From the line with "Reproduce this chart" to the line with "5.57, 5.30, 4.80, 4.43, 4.14, 3.91]", both included, repeat each line exactly and leave out the pictures.

— Start RECORDS FOR THE EXERCISE —

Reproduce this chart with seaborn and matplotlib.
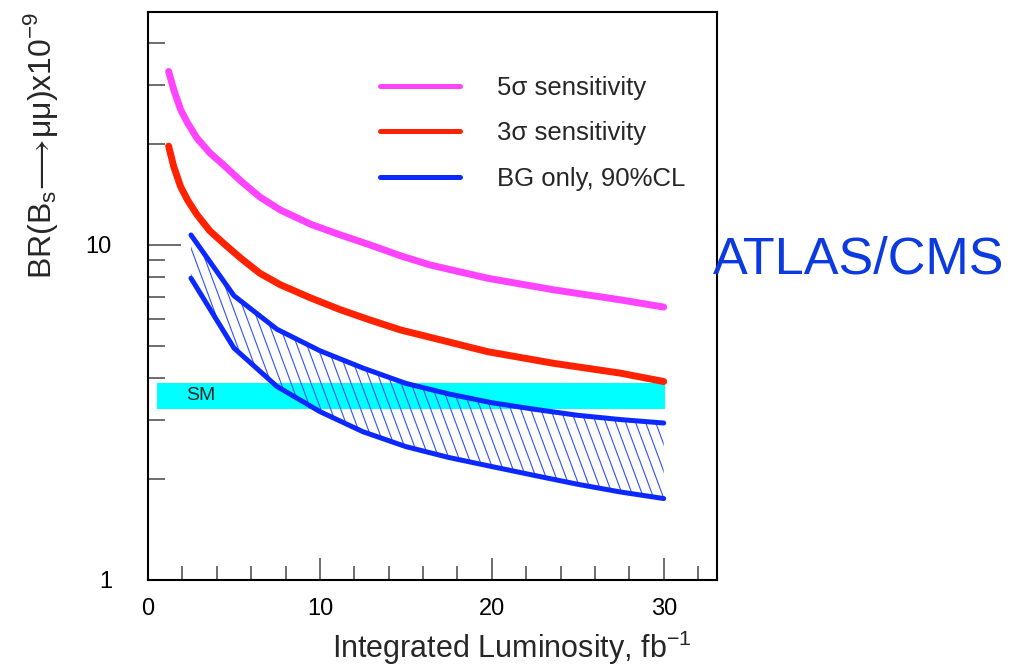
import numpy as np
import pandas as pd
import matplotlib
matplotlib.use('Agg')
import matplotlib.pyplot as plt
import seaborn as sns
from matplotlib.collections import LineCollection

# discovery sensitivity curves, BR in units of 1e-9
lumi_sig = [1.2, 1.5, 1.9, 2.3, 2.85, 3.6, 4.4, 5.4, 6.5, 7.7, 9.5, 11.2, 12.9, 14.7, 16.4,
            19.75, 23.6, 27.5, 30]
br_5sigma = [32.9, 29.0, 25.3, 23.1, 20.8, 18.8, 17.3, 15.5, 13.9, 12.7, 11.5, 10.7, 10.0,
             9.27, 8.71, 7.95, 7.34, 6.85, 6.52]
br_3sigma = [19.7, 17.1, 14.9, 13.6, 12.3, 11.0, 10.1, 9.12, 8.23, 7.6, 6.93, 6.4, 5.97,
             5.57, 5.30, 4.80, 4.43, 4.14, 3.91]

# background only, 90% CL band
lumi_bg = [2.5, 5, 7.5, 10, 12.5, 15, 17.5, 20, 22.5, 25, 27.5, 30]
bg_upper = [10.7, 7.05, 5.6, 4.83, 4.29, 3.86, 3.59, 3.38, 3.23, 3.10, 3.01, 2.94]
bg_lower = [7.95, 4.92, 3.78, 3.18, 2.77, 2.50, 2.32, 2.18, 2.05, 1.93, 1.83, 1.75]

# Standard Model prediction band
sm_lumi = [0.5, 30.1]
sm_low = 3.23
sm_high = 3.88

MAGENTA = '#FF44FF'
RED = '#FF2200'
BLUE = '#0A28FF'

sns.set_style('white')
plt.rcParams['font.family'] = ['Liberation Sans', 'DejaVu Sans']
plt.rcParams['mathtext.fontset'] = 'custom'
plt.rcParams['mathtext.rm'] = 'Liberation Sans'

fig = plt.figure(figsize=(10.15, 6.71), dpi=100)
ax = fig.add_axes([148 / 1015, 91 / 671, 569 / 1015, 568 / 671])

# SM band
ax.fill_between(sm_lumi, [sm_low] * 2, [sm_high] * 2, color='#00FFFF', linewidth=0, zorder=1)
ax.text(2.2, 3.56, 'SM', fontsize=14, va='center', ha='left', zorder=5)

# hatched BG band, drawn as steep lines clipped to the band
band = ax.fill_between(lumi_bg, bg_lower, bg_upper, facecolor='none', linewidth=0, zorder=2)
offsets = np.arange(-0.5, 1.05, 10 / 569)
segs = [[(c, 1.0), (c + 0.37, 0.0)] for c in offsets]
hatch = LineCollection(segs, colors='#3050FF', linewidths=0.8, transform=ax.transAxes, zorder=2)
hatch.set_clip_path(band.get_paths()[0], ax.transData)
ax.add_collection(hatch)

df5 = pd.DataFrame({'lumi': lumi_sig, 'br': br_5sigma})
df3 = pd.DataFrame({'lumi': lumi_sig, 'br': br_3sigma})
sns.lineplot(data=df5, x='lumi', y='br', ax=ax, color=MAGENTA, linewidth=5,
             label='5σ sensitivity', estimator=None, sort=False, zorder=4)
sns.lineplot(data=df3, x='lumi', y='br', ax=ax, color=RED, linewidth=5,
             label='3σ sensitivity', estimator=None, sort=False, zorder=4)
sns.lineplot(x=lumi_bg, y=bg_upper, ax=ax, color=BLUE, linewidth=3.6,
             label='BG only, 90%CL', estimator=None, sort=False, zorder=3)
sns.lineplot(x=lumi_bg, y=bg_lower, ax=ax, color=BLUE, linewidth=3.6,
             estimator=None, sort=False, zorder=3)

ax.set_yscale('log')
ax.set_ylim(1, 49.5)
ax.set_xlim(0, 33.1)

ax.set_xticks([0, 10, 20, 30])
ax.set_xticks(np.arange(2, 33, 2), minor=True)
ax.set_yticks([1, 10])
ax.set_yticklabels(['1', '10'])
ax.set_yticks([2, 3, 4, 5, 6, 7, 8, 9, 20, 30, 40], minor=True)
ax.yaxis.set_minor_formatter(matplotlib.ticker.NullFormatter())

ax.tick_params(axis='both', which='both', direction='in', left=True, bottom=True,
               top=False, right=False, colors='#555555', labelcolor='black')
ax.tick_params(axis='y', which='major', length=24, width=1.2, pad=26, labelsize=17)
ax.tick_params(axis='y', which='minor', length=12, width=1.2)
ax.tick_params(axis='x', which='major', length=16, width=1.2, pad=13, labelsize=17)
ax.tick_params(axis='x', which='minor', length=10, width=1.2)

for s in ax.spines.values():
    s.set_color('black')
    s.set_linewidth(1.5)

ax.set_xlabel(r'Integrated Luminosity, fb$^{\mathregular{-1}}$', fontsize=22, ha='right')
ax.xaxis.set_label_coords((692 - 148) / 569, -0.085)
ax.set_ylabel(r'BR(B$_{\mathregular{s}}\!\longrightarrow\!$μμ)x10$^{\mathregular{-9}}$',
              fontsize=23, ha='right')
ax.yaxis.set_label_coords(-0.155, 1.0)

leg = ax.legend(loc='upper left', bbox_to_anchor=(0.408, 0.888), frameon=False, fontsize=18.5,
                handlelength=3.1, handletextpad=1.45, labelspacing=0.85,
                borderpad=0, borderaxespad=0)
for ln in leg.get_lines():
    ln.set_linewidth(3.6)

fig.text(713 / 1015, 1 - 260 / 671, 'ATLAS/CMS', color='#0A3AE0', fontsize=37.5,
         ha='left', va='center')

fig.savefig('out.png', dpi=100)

— End RECORDS FOR THE EXERCISE —
— Start RECORDS FOR THE EXERCISE —

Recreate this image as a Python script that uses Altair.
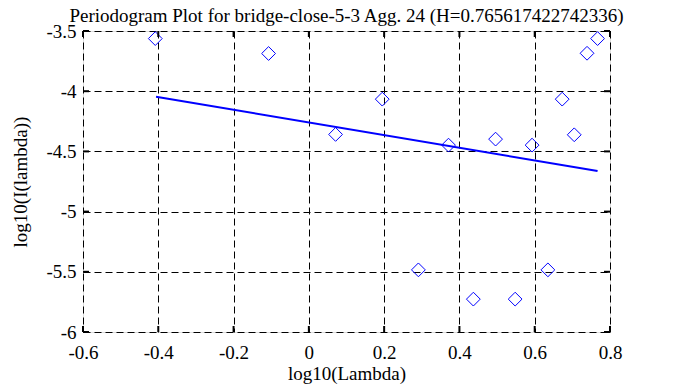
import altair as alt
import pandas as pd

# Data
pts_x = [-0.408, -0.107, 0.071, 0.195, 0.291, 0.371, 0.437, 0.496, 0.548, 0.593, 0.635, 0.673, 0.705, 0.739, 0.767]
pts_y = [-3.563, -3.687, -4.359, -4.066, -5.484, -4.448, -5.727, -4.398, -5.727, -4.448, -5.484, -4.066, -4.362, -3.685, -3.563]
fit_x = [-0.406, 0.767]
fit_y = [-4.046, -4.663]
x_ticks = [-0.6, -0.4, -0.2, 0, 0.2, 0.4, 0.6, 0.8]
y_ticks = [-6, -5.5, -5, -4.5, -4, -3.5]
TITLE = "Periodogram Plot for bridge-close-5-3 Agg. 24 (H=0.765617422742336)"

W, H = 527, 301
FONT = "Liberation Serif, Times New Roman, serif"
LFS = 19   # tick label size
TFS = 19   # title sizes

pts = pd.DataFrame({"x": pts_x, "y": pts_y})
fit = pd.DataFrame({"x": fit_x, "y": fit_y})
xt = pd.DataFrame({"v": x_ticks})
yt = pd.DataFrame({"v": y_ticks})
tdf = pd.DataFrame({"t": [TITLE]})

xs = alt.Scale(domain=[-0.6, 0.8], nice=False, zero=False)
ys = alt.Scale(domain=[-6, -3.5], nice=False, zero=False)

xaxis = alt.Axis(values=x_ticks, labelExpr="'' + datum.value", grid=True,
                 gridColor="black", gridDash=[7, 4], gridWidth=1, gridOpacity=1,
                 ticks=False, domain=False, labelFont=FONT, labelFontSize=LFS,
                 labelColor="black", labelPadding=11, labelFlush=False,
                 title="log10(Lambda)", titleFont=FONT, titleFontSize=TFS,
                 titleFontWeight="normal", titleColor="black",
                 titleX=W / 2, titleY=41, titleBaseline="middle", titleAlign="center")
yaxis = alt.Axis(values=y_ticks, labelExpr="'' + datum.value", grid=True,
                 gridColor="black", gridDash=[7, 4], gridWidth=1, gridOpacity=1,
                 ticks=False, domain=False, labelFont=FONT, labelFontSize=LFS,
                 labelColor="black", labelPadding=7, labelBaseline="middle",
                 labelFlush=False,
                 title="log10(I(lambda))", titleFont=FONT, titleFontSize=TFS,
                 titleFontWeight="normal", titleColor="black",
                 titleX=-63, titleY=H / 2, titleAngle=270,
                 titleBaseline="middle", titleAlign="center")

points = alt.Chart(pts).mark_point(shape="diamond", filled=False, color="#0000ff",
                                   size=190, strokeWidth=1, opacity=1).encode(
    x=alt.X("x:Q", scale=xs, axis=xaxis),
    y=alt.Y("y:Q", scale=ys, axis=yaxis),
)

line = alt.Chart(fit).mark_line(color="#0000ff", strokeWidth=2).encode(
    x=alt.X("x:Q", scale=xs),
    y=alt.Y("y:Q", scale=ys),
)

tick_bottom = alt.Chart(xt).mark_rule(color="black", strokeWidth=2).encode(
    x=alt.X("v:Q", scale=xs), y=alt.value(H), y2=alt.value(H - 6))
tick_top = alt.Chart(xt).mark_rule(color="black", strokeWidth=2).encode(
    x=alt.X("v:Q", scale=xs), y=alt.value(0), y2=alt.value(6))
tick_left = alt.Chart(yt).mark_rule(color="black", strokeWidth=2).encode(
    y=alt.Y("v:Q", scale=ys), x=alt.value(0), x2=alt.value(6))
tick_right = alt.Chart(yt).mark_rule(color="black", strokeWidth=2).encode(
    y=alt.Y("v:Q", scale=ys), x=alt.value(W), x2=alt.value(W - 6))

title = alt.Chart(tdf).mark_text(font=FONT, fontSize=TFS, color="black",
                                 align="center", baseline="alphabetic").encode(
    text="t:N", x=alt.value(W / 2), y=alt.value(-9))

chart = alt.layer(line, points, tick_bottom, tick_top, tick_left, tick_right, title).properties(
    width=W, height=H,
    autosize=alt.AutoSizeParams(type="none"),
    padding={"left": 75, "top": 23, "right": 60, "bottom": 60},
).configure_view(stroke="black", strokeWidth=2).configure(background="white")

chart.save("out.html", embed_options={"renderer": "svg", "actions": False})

— End RECORDS FOR THE EXERCISE —
— Start RECORDS FOR THE EXERCISE —

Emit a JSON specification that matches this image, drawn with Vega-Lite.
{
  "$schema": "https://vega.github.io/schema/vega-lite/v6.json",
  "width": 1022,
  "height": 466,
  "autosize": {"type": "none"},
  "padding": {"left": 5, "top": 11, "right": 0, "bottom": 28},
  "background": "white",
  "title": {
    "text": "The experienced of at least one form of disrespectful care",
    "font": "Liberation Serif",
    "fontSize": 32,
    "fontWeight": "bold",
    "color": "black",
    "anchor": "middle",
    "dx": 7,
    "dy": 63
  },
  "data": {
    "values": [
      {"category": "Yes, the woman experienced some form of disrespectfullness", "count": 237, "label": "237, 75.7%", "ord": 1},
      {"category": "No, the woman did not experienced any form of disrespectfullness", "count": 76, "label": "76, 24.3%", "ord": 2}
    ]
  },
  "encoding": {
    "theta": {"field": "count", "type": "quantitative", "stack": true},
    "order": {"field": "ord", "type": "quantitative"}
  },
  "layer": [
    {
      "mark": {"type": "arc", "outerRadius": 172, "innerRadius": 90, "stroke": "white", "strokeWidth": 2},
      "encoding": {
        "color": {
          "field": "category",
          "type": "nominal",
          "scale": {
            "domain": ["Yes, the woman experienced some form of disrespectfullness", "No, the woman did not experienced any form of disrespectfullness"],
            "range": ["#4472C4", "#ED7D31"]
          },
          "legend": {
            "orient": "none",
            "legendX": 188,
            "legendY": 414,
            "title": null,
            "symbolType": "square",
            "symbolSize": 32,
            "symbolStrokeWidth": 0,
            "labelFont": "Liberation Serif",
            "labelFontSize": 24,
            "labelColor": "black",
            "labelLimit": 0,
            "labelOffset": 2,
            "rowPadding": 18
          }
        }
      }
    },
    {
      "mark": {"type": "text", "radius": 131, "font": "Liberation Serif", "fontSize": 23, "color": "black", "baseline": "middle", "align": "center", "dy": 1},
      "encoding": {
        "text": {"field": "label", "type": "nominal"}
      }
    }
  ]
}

— End RECORDS FOR THE EXERCISE —

TASK SOLUTION.
Reproduce this chart with seaborn and matplotlib.
import numpy as np
import pandas as pd
import matplotlib
matplotlib.use('Agg')
import matplotlib.pyplot as plt
import seaborn as sns
from matplotlib.collections import LineCollection

# discovery sensitivity curves, BR in units of 1e-9
lumi_sig = [1.2, 1.5, 1.9, 2.3, 2.85, 3.6, 4.4, 5.4, 6.5, 7.7, 9.5, 11.2, 12.9, 14.7, 16.4,
            19.75, 23.6, 27.5, 30]
br_5sigma = [32.9, 29.0, 25.3, 23.1, 20.8, 18.8, 17.3, 15.5, 13.9, 12.7, 11.5, 10.7, 10.0,
             9.27, 8.71, 7.95, 7.34, 6.85, 6.52]
br_3sigma = [19.7, 17.1, 14.9, 13.6, 12.3, 11.0, 10.1, 9.12, 8.23, 7.6, 6.93, 6.4, 5.97,
             5.57, 5.30, 4.80, 4.43, 4.14, 3.91]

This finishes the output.